■ **Exercise brief**: Your task is to give the data again, exactly, with every line intact.

■ **Data provided**:
━━━━━━━━━━━━━━━━━━━━━━━━━━━━━━
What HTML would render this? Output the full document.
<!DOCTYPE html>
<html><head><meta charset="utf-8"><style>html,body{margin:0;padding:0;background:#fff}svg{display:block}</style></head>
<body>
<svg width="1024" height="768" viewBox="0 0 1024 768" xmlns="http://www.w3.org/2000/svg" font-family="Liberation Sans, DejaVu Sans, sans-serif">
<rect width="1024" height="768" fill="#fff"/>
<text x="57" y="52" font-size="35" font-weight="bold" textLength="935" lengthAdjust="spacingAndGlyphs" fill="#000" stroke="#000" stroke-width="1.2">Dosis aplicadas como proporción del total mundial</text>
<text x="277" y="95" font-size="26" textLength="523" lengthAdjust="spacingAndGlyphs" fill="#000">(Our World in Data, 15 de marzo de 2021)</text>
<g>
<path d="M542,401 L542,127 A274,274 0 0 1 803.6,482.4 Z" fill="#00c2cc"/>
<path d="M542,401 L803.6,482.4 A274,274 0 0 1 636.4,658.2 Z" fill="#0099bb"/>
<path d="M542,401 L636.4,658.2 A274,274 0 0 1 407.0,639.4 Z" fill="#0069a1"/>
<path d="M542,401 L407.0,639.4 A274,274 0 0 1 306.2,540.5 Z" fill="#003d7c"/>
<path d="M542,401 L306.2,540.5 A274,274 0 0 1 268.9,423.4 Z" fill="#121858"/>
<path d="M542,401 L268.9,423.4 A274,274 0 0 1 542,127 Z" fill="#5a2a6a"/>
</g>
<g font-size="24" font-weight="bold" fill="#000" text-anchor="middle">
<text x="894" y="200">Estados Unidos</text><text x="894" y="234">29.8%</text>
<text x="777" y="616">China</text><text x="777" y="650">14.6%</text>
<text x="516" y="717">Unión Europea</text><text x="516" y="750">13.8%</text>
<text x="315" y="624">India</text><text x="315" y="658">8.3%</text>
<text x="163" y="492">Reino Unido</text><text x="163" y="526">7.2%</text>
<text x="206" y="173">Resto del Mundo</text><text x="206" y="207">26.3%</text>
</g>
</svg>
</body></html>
━━━━━━━━━━━━━━━━━━━━━━━━━━━━━━
■ **The reply**:
What HTML would render this? Output the full document.
<!DOCTYPE html>
<html><head><meta charset="utf-8"><style>html,body{margin:0;padding:0;background:#fff}svg{display:block}</style></head>
<body>
<svg width="1024" height="768" viewBox="0 0 1024 768" xmlns="http://www.w3.org/2000/svg" font-family="Liberation Sans, DejaVu Sans, sans-serif">
<rect width="1024" height="768" fill="#fff"/>
<text x="57" y="52" font-size="35" font-weight="bold" textLength="935" lengthAdjust="spacingAndGlyphs" fill="#000" stroke="#000" stroke-width="1.2">Dosis aplicadas como proporción del total mundial</text>
<text x="277" y="95" font-size="26" textLength="523" lengthAdjust="spacingAndGlyphs" fill="#000">(Our World in Data, 15 de marzo de 2021)</text>
<g>
<path d="M542,401 L542,127 A274,274 0 0 1 803.6,482.4 Z" fill="#00c2cc"/>
<path d="M542,401 L803.6,482.4 A274,274 0 0 1 636.4,658.2 Z" fill="#0099bb"/>
<path d="M542,401 L636.4,658.2 A274,274 0 0 1 407.0,639.4 Z" fill="#0069a1"/>
<path d="M542,401 L407.0,639.4 A274,274 0 0 1 306.2,540.5 Z" fill="#003d7c"/>
<path d="M542,401 L306.2,540.5 A274,274 0 0 1 268.9,423.4 Z" fill="#121858"/>
<path d="M542,401 L268.9,423.4 A274,274 0 0 1 542,127 Z" fill="#5a2a6a"/>
</g>
<g font-size="24" font-weight="bold" fill="#000" text-anchor="middle">
<text x="894" y="200">Estados Unidos</text><text x="894" y="234">29.8%</text>
<text x="777" y="616">China</text><text x="777" y="650">14.6%</text>
<text x="516" y="717">Unión Europea</text><text x="516" y="750">13.8%</text>
<text x="315" y="624">India</text><text x="315" y="658">8.3%</text>
<text x="163" y="492">Reino Unido</text><text x="163" y="526">7.2%</text>
<text x="206" y="173">Resto del Mundo</text><text x="206" y="207">26.3%</text>
</g>
</svg>
</body></html>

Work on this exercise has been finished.